[START The records]
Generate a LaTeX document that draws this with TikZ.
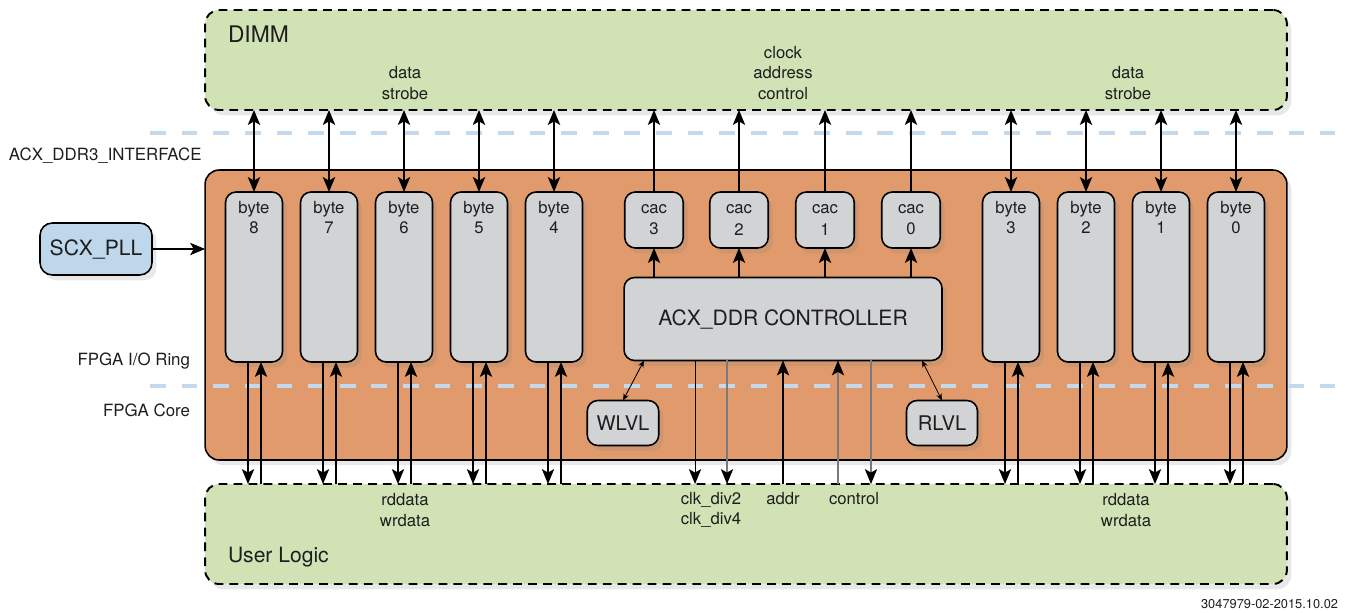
\documentclass[tikz,border=0pt]{standalone}
\usepackage{fontspec}
\setmainfont{TeX Gyre Heros}
\usetikzlibrary{arrows.meta,shadows}
\definecolor{acgreen}{HTML}{D1E3B4}
\definecolor{acorange}{HTML}{E09A6C}
\definecolor{acgrey}{HTML}{D2D3D5}
\definecolor{acblue}{HTML}{BED7EB}
\definecolor{acguide}{HTML}{C4D9EB}
\definecolor{acink}{HTML}{1E1E1E}
\definecolor{acwire}{HTML}{7A7A7A}

\begin{document}
\begin{tikzpicture}[
  x=0.02cm, y=-0.02cm,
  every node/.style={inner sep=0pt, outer sep=0pt, text=acink},
  soft/.style={drop shadow={opacity=0.18, shadow xshift=2.5pt, shadow yshift=-3pt}},
  zone/.style={draw=black, line width=1.1pt, dash pattern=on 5pt off 3.5pt,
    rounded corners=8pt, fill=acgreen, minimum width=21.64cm, minimum height=2cm, soft},
  ringbox/.style={draw=black, line width=0.9pt, rounded corners=8pt, fill=acorange,
    minimum width=21.64cm, minimum height=5.8cm, soft},
  blk/.style={draw=black, line width=0.9pt, rounded corners=6pt, fill=acgrey, soft},
  bytebox/.style={blk, minimum width=1.14cm, minimum height=3.4cm},
  cacbox/.style={blk, minimum width=1.17cm, minimum height=1.12cm, align=center,
    font=\fontsize{9.5}{12}\selectfont},
  lvlbox/.style={blk, minimum width=1.43cm, minimum height=0.9cm,
    font=\fontsize{11.5}{14}\selectfont},
  pllbox/.style={draw=black, line width=0.9pt, rounded corners=7pt, fill=acblue,
    minimum width=2.24cm, minimum height=1.04cm, soft, font=\fontsize{12}{14}\selectfont},
  lbl/.style={font=\fontsize{9.5}{11.5}\selectfont, align=center},
  side/.style={font=\fontsize{9.6}{12}\selectfont},
  ttl/.style={font=\fontsize{12}{14}\selectfont},
  guide/.style={draw=acguide, line width=2.2pt, dash pattern=on 9pt off 9pt},
  tip/.style={draw=black, line width=0.8pt, -{Stealth[length=8.5pt,width=7pt,inset=2pt]}},
  both/.style={draw=black, line width=1pt,
    {Stealth[length=8.5pt,width=7pt,inset=2pt]}-{Stealth[length=8.5pt,width=7pt,inset=2pt]}},
  thin/.style={draw=black, line width=0.6pt, -{Stealth[length=8.5pt,width=7pt,inset=2pt]}},
  grey/.style={draw=acwire, line width=0.6pt,
    -{Stealth[length=8.5pt,width=7pt,inset=2pt,color=black]}},
  small/.style={draw=black, line width=0.5pt,
    {Stealth[length=4pt,width=3.2pt]}-{Stealth[length=4pt,width=3.2pt]}},
]
\useasboundingbox (0,0) rectangle (1348,612);

% ---------- outer areas ----------
\node[zone] (dimm) at (746,60) {};
\node[zone] (ulogic) at (746,534) {};
\node[ringbox] (ring) at (746,315) {};

\node[font=\fontsize{13}{15}\selectfont, anchor=west] (dimmt) at (228,34) {DIMM};
\node[ttl, anchor=west] (ulogict) at (228,557) {User Logic};

% boundaries between the layers
\draw[guide] (150,133) -- (1335,133);
\draw[guide] (150,386) -- (1335,386);
\node[side, anchor=west] (ifc) at (9,156) {ACX\_DDR3\_INTERFACE};
\node[side, anchor=east] (ioring) at (190,361) {FPGA I/O Ring};
\node[side, anchor=east] (core) at (190,410) {FPGA Core};

% ---------- byte lanes ----------
\foreach \n/\x in {8/254, 7/329, 6/404, 5/479, 4/554, 3/1011, 2/1086, 1/1161, 0/1236}{
  \node[bytebox, anchor=north] (b\n) at (\x,192) {};
  \node[lbl, anchor=north] (b\n t) at (\x,201) {byte\\\n};
  \draw[both] (b\n.north |- dimm.south) -- (b\n.north);
  \draw[tip] ([xshift=-0.12cm]b\n.south) -- ([xshift=-0.12cm]b\n.south |- ulogic.north);
  \draw[tip] ([xshift=0.14cm]b\n.south |- ulogic.north) -- ([xshift=0.14cm]b\n.south);
}

% ---------- controller and cac ----------
\node[blk, minimum width=6.36cm, minimum height=1.66cm, font=\fontsize{12}{14}\selectfont]
  (ctrl) at (783,319) {ACX\_DDR CONTROLLER};
\foreach \n/\x in {3/654, 2/739, 1/825, 0/911}{
  \node[cacbox] (c\n) at (\x,220) {cac\\\n};
  \draw[tip] (c\n.north) -- (c\n.north |- dimm.south);
  \draw[tip] (ctrl.north -| c\n) -- (c\n.south);
}

\node[lvlbox] (wlvl) at (623,423) {WLVL};
\node[lvlbox, minimum width=1.42cm] (rlvl) at (942,423) {RLVL};
\draw[small] ([xshift=0.4cm]ctrl.south west) -- (wlvl.north);
\draw[small] ([xshift=-0.4cm]ctrl.south east) -- (rlvl.north);

% controller to user logic
\draw[thin] ([xshift=-1.76cm]ctrl.south) -- ([xshift=-1.76cm]ctrl.south |- ulogic.north);
\draw[grey] ([xshift=-1.12cm]ctrl.south) -- ([xshift=-1.12cm]ctrl.south |- ulogic.north);
\draw[thin] (ctrl.south |- ulogic.north) -- (ctrl.south);
\draw[grey] ([xshift=1.10cm]ctrl.south |- ulogic.north) -- ([xshift=1.10cm]ctrl.south);
\draw[grey] ([xshift=1.76cm]ctrl.south) -- ([xshift=1.76cm]ctrl.south |- ulogic.north);

% ---------- clock source ----------
\node[pllbox] (pll) at (96,249) {SCX\_PLL};
\draw[tip] (pll.east) -- (pll.east -| ring.west);

% ---------- signal names ----------
\node[lbl] (dql) at (405,83) {data\\strobe};
\node[lbl] (cacl) at (783,73) {clock\\address\\control};
\node[lbl] (dqr) at (1128,83) {data\\strobe};
\node[lbl] (rwl) at (405,510) {rddata\\wrdata};
\node[lbl] (rwr) at (1126,510) {rddata\\wrdata};
\node[lbl] (clkl) at (711,510) {clk\_div2\\clk\_div4};
\node[lbl] (addrl) at (783,499) {addr};
\node[lbl] (ctll) at (854,499) {control};

\node[font=\fontsize{7.3}{9}\selectfont, anchor=east] (docid) at (1338,604)
  {3047979-02-2015.10.02};

\end{tikzpicture}
\end{document}
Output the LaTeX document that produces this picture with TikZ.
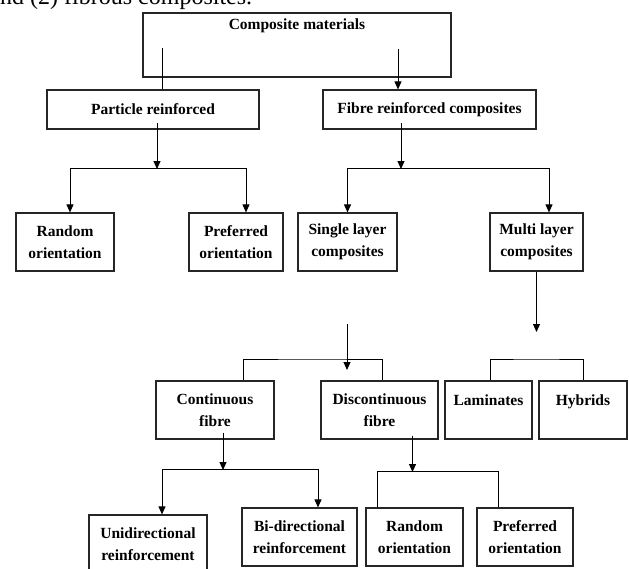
\documentclass[tikz,border=0pt]{standalone}
\usepackage{fontspec}
\setmainfont{Liberation Serif}
\usetikzlibrary{arrows.meta}

\begin{document}
\begin{tikzpicture}[x=1pt,y=-1pt,
  box/.style={draw=black!85, line width=1.2pt, rectangle, inner sep=0pt, align=center, font=\bfseries\fontsize{15.5}{22}\selectfont},
  link/.style={line width=1pt},
  arr/.style={link, -{Triangle[length=8pt,width=7pt]}}]
  \useasboundingbox (0,0) rectangle (629,568);
  \node[anchor=base west, inner sep=0pt, font=\fontsize{24}{28}\selectfont] (intro) at (0,4) {nd (2) fibrous composites.};
  \node[box, minimum width=308, minimum height=64, text depth=42pt] (cm) at (297,45) {Composite materials};
  \node[box, minimum width=212, minimum height=39] (pr) at (153,109.5) {Particle reinforced};
  \node[box, minimum width=213, minimum height=39] (frc) at (429.5,109.5) {Fibre reinforced composites};
  \node[box, minimum width=98, minimum height=58] (ro1) at (65,242) {Random\\orientation};
  \node[box, minimum width=94, minimum height=58] (po1) at (236,242) {Preferred\\orientation};
  \node[box, minimum width=99, minimum height=58] (slc) at (347.5,242) {Single layer\\composites};
  \node[box, minimum width=93, minimum height=58] (mlc) at (536.5,242) {Multi layer\\composites};
  \node[box, minimum width=118, minimum height=58] (cf) at (215,410) {Continuous\\fibre};
  \node[box, minimum width=117, minimum height=58] (df) at (379.5,410) {Discontinuous\\fibre};
  \node[box, minimum width=87, minimum height=58, text depth=20pt] (lam) at (488.5,410) {Laminates};
  \node[box, minimum width=88, minimum height=58, text depth=20pt] (hyb) at (583,410) {Hybrids};
  \node[box, minimum width=118, minimum height=58] (ud) at (148,544) {Unidirectional\\reinforcement};
  \node[box, minimum width=115, minimum height=58] (bd) at (299.5,537) {Bi-directional\\reinforcement};
  \node[box, minimum width=97, minimum height=58] (ro2) at (414.5,537) {Random\\orientation};
  \node[box, minimum width=96, minimum height=58] (po2) at (525,537) {Preferred\\orientation};
  \coordinate (j1) at (157,169);
  \coordinate (j2) at (401,169);
  \coordinate (m1) at (536,332);
  \coordinate (s1) at (347,324);
  \coordinate (j3) at (347,370);
  \coordinate (b3) at (312,359);
  \coordinate (b4) at (536,359);
  \coordinate (j4) at (223,470);
  \coordinate (j5) at (412.5,472);
  \draw[link] ([shift={(-135,3)}]cm.center) -- ([xshift=9pt]pr.north);
  \draw[arr] ([shift={(101,4)}]cm.center) -- ([xshift=-31.5pt]frc.north);
  \draw[arr] ([yshift=7pt]j1 |- pr.south) -- (j1);
  \draw[arr] ([yshift=1pt]j1) -| ([xshift=5pt]ro1.north);
  \draw[arr] ([yshift=1pt]j1) -| ([xshift=10pt]po1.north);
  \draw[arr] ([yshift=7pt]j2 |- frc.south) -- (j2);
  \draw[arr] ([yshift=1pt]j2) -| (slc.north);
  \draw[arr] ([yshift=1pt]j2) -| ([xshift=12.5pt]mlc.north);
  \draw[arr] (mlc.south) -- (mlc.south |- m1);
  \draw[arr] (s1) -- (j3);
  \draw[link] ([xshift=28pt]cf.north) |- (b3) -| ([xshift=2.5pt]df.north);
  \draw[link] ([xshift=1.5pt]lam.north) |- (b4) -| (hyb.north);
  \draw[arr] ([yshift=7pt]j4 |- cf.south) -- (j4);
  \draw[arr] ([yshift=1pt]j4) -| ([xshift=14pt]ud.north);
  \draw[arr] ([yshift=1pt]j4) -| ([xshift=18.5pt]bd.north);
  \draw[arr] ([yshift=4pt]j5 |- df.south) -- (j5);
  \draw[link] ([yshift=1pt]j5) -| ([xshift=-37.5pt]ro2.north);
  \draw[link] ([yshift=1pt]j5) -| ([xshift=-27pt]po2.north);
\end{tikzpicture}
\end{document}
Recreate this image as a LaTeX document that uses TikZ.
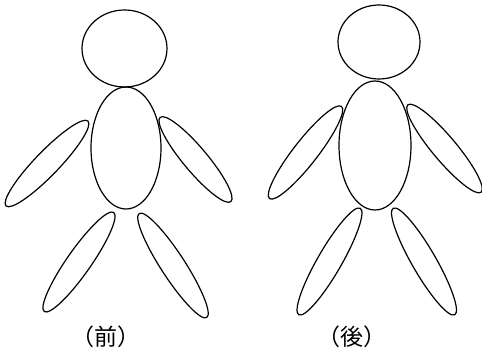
\documentclass[tikz,border=0pt]{standalone}
\usepackage{fontspec}
\newfontfamily\jpfont{Noto Sans CJK JP}
\usetikzlibrary{positioning}

\begin{document}
\begin{tikzpicture}[x=1pt,y=1pt,
outline/.style={draw,line width=1.2pt},
caption/.style={font=\jpfont\fontsize{23}{23}\selectfont}]
\useasboundingbox (0,0) rectangle (482,353);
% left figure
\draw[outline] (124.5,304.5) ellipse (42.5 and 38.5);
\draw[outline] (126,205) ellipse (35 and 61);
\draw[outline,rotate around={46:(47,189.5)}] (47,189.5) ellipse (59 and 12);
\draw[outline,rotate around={-50:(195.5,193.5)}] (195.5,193.5) ellipse (55 and 12);
\draw[outline,rotate around={55:(79,91)}] (79,91) ellipse (60.5 and 12);
\draw[outline,rotate around={-57:(173,87.5)}] (173,87.5) ellipse (62 and 12);
\node[caption] (front) at (105.5,16.5) {（前）};
% right figure
\draw[outline] (379,311) ellipse (41 and 37);
\draw[outline] (375,207.5) ellipse (36 and 64.5);
\draw[outline,rotate around={52:(305.5,200.5)}] (305.5,200.5) ellipse (58.5 and 12);
\draw[outline,rotate around={-50:(444.5,204.5)}] (444.5,204.5) ellipse (57 and 12);
\draw[outline,rotate around={60:(329.5,91.5)}] (329.5,91.5) ellipse (61.5 and 12);
\draw[outline,rotate around={-60:(424,91.5)}] (424,91.5) ellipse (61.5 and 12);
\node[caption] (back) at (351.5,16.5) {（後）};
\end{tikzpicture}
\end{document}
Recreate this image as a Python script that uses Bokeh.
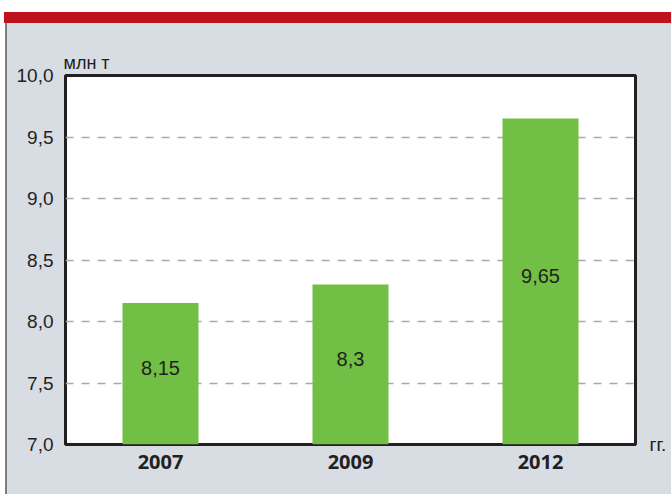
from bokeh.plotting import figure
from bokeh.models import (FactorRange, Range1d, FixedTicker, CustomJSTickFormatter,
                          LinearAxis, ColumnDataSource)
from bokeh.core.properties import value
from bokeh.embed import file_html
from bokeh.resources import INLINE

# ---- data ----
years = ["2007", "2009", "2012"]
volumes = [8.15, 8.3, 9.65]
volume_labels = ["8,15", "8,3", "9,65"]
y_ticks = [7.0, 7.5, 8.0, 8.5, 9.0, 9.5, 10.0]
y_tick_labels = ["7,0", "7,5", "8,0", "8,5", "9,0", "9,5", "10,0"]
y_unit = "млн т"
x_unit = "гг."

BG = "#d8dce3"
RED = "#be121e"
GREEN = "#71bf45"
DARK = "#231f20"
GRID = "#a7a9ac"
RULE = "#7d7f82"

W, H = 671, 494
y_min, y_max = y_ticks[0], y_ticks[-1]

p = figure(width=W, height=H, output_backend="svg", toolbar_location=None,
           x_range=FactorRange(factors=years, range_padding=0),
           y_range=Range1d(y_min, y_max),
           min_border_left=65, min_border_right=36, min_border_top=75, min_border_bottom=50)
p.border_fill_alpha = 0
p.background_fill_color = "white"
p.outline_line_color = DARK
p.outline_line_width = 3
p.styles = {
    "background": (
        f"linear-gradient(to right, #ffffff 0 5px, {RULE} 5px 7px, {BG} 7px) 0 23px / 100% {H - 23}px no-repeat, "
        f"linear-gradient(to right, #ffffff 0 4px, {RED} 4px) 0 12px / 100% 11px no-repeat, "
        "#ffffff"
    )
}

mid = [y_min + (v - y_min) / 2 for v in volumes]
src = ColumnDataSource(dict(x=years, top=volumes, lab=volume_labels, mid=mid))
p.vbar(x="x", top="top", bottom=y_min, width=0.4, source=src,
       fill_color=GREEN, line_color=None)
p.text(x="x", y="mid", text="lab", source=src, text_align="center",
       text_baseline="middle", y_offset=-6, text_color=DARK,
       text_font=value("Liberation Sans"), text_font_size="20px")

# grid
p.xgrid.visible = False
p.ygrid.grid_line_color = GRID
p.ygrid.grid_line_dash = "8 8"
p.ygrid.grid_line_width = 1.5
p.ygrid.ticker = FixedTicker(ticks=y_ticks)

# y axis
ya = p.yaxis[0]
ya.ticker = FixedTicker(ticks=y_ticks)
ya.formatter = CustomJSTickFormatter(args=dict(t=y_ticks, l=y_tick_labels), code="""
let best = 0;
for (let i = 0; i < t.length; i++) { if (Math.abs(t[i] - tick) < Math.abs(t[best] - tick)) best = i; }
return l[best];
""")
ya.axis_line_color = None
ya.major_tick_line_color = None
ya.minor_tick_line_color = None
ya.major_label_standoff = 6
ya.major_label_text_font = "Liberation Sans"
ya.major_label_text_font_size = "19px"
ya.major_label_text_color = DARK

# x axis
xa = p.xaxis[0]
xa.axis_line_color = None
xa.major_tick_line_color = None
xa.minor_tick_line_color = None
xa.major_label_standoff = 4
xa.major_label_text_font = "Open Sans"
xa.major_label_text_font_style = "bold"
xa.major_label_text_font_size = "20px"
xa.major_label_text_color = DARK

# unit of x: a right-side axis with a single labelled tick at the baseline
ra = LinearAxis(ticker=FixedTicker(ticks=[y_min]),
                formatter=CustomJSTickFormatter(args=dict(u=x_unit), code="return u;"))
ra.axis_line_color = None
ra.major_tick_line_color = None
ra.minor_tick_line_color = None
ra.major_label_standoff = 8
ra.major_label_text_font = "Liberation Sans"
ra.major_label_text_font_size = "19px"
ra.major_label_text_color = DARK
ra.major_label_text_baseline = "alphabetic"
p.add_layout(ra, "right")

# unit of y: title above the frame
p.title.text = y_unit
p.title.align = "left"
p.title.offset = -2
p.title.standoff = 5
p.title.text_font = "Liberation Sans"
p.title.text_font_style = "normal"
p.title.text_font_size = "18px"
p.title.text_color = DARK

open("out.html", "w").write(file_html(p, INLINE))
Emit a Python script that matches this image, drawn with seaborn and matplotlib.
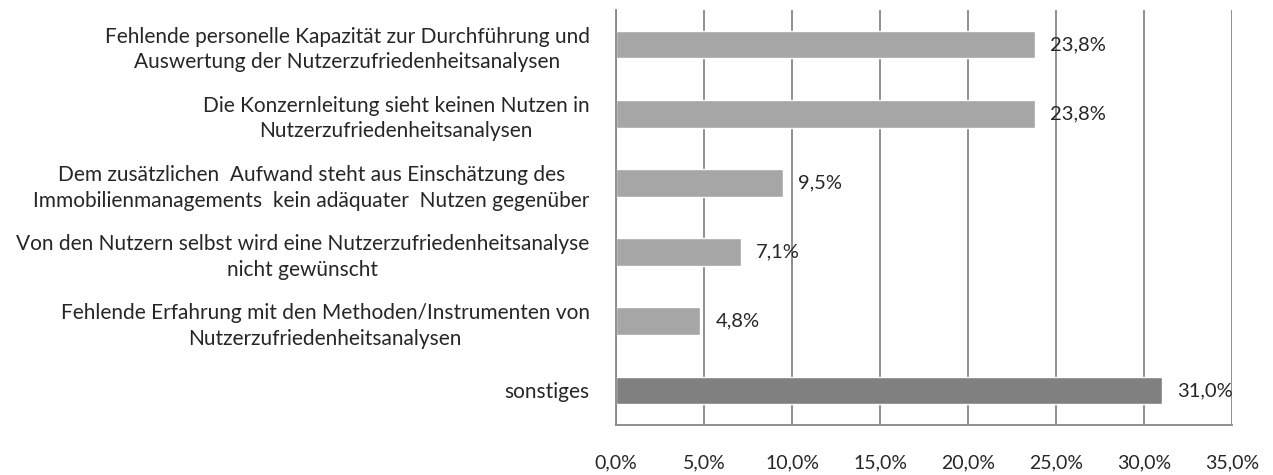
[END The records]
Return every line from the records above that holds the word "script".

Recreate this image as a Python script that uses Bokeh.
Emit a Python script that matches this image, drawn with seaborn and matplotlib.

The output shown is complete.